<catches up on thread>
<collapses in despair>
Misogyny seems to be so baked into the Labour party that its biggest advocate - the one who takes party criticism so personally that she expects to be challenged on the definition of woman - is justifying a classic act of male intimidation and aggression against women because that woman was right-wing.
Every Fucking Time we have to take threads through elementary feminist theory.
If women's right to be free from male violence is contingent on our political and religious beliefs, then it's not a right. It is explicitly conditional.
It's being implied that some men (eg, MPs, members of a party that has a tendency to self-righteousness) have the right to physically intimidate women whose views they find objectionable and unpleasant or perhaps immoral. MPs are part of the British governing class. They're there through democratic public election, after privately satisfying a political party that they held the same social and economic values, but nevertheless part of the governing class.

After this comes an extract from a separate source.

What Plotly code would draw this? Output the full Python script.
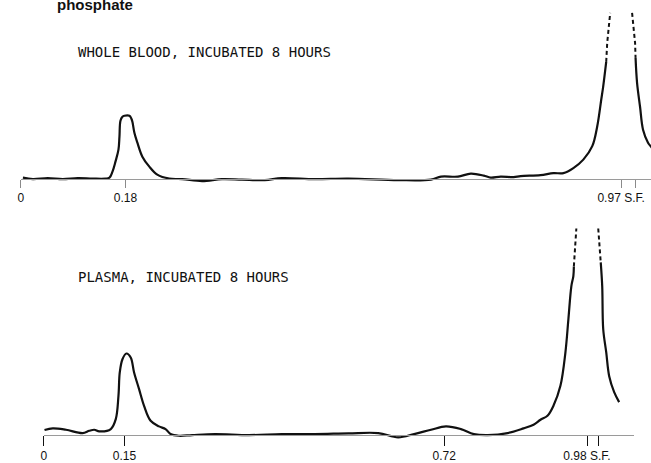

So men of a particular governing class, tied together by shared values, feeling entitled to discipline women for moral transgressions. Within whatever contexts might we see similar behaviour? Patriarchal religion, perhaps? Historical punishing of heretics?
It actually makes it worse that Miriam Cates is also part of the governing class, on the opposite parliamentary benches. If he feels entitled to treat her that way, how could he treat a mere female member of the public?
Winnading My local councillor was similarly intransigent when she doorstepped me.